The full title of this charming little book is East End Passport: A Guide to Petticoat Lane. I picked it up at a new (only to me – it's been around for 50 years or so) used bookstore, Rodgers' Book Barn, in Hillsdale, NY, on a recent weekend trip, along with some other treasures.
Published in 1969, it is wildly out of date as a travel guide, and be warned, uses some language and commentary that over five decades later, could be deemed somewhat offensive or patronizing by certain readers, but it must be taken in its historical context.
It has a wonderful design – the size and shape of an old-style British passport, with numerous pen and ink sketches by the author's wife, Cécile.

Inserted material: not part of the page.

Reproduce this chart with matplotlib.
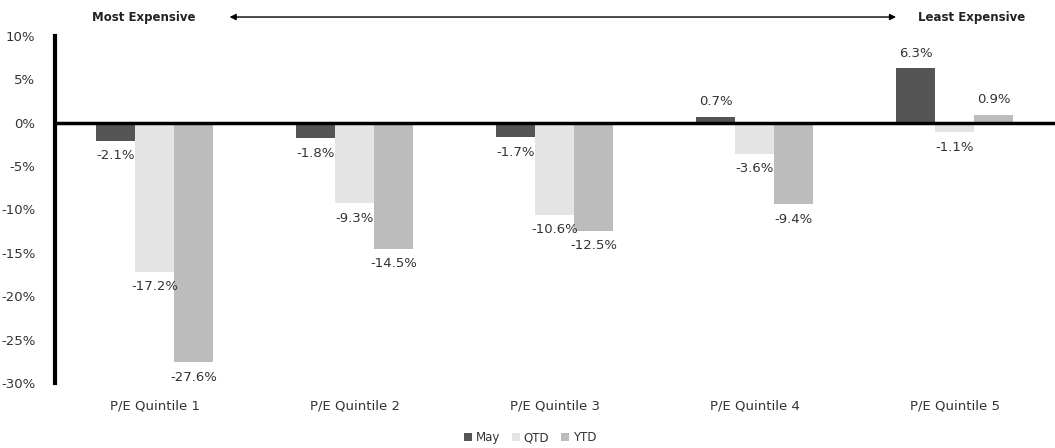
import matplotlib.pyplot as plt
import numpy as np

plt.rcParams['font.family'] = ['DejaVu Sans']

categories = ['P/E Quintile 1', 'P/E Quintile 2', 'P/E Quintile 3', 'P/E Quintile 4', 'P/E Quintile 5']
may = [-2.1, -1.8, -1.7, 0.7, 6.3]
qtd = [-17.2, -9.3, -10.6, -3.6, -1.1]
ytd = [-27.6, -14.5, -12.5, -9.4, 0.9]
series_names = ['May', 'QTD', 'YTD']
colors = ['#555555', '#e4e4e4', '#bcbcbc']
yticks = [10, 5, 0, -5, -10, -15, -20, -25, -30]

fig = plt.figure(figsize=(10.55, 4.48), dpi=100)
ax = fig.add_axes([0.052, 0.145, 0.948, 0.775])

x = np.arange(len(categories))
w = 0.195
txt = '#333333'
fs = 9.5
for i, (vals, name, c) in enumerate(zip([may, qtd, ytd], series_names, colors)):
    xs = x + (i - 1) * w
    ax.bar(xs, vals, w, color=c, label=name, zorder=2)
    for xi, v in zip(xs, vals):
        if v >= 0:
            ax.annotate('%.1f%%' % v, (xi, v), xytext=(0, 6), textcoords='offset points',
                        ha='center', va='bottom', fontsize=fs, color=txt)
        else:
            ax.annotate('%.1f%%' % v, (xi, v), xytext=(0, -6), textcoords='offset points',
                        ha='center', va='top', fontsize=fs, color=txt)

ax.set_xlim(-0.5, 4.5)
ax.set_ylim(-30, 10)
ax.set_yticks(yticks)
ax.set_yticklabels(['%d%%' % t for t in yticks], fontsize=fs, color=txt)
ax.set_xticks(x)
ax.set_xticklabels(categories, fontsize=fs, color=txt)
ax.tick_params(axis='both', length=0)
ax.tick_params(axis='y', pad=14)
ax.tick_params(axis='x', pad=12)

for s in ['top', 'right', 'bottom']:
    ax.spines[s].set_visible(False)
ax.spines['left'].set_linewidth(3)
ax.spines['left'].set_color('black')
ax.axhline(0, color='black', linewidth=2.5, zorder=3)

fig.text(0.087, 0.962, 'Most Expensive', fontsize=8.5, fontweight='bold', color='#222222', va='center')
fig.text(0.870, 0.962, 'Least Expensive', fontsize=8.5, fontweight='bold', color='#222222', va='center')
fig.patches.append(plt.matplotlib.patches.FancyArrowPatch(
    (0.215, 0.962), (0.852, 0.962), transform=fig.transFigure,
    arrowstyle='<|-|>', mutation_scale=9, color='black', linewidth=1))

ax.legend(loc='center', bbox_to_anchor=(0.475, -0.157), ncol=3, frameon=False,
          fontsize=8.5, handlelength=0.7, handleheight=0.7, handletextpad=0.3,
          columnspacing=1.0, labelcolor=txt)

fig.savefig('out.png', dpi=100)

Its great value is as a window into the historic East End of London, where numerous immigrant groups passed through on their way to other parts of London, the whole of Great Britain, or to America, as my own great-grandparents did just after 1900. It retains some of the flavor of what it must have been, not unlike New York's Lower East Side, South Philadelphia, or the West End in Boston as they once were, and now are entirely changed to the point of being unrecognizable.
Fortunately for me, my first trip to London in 1988 included a Sunday walking tour of the area, when it still retained a bit of its old-time flavor. I only wish I had had this book beforehand for more context and added insight. However, I am happy to have it now, and enjoyed it despite the odds and ends that made me wince just a bit.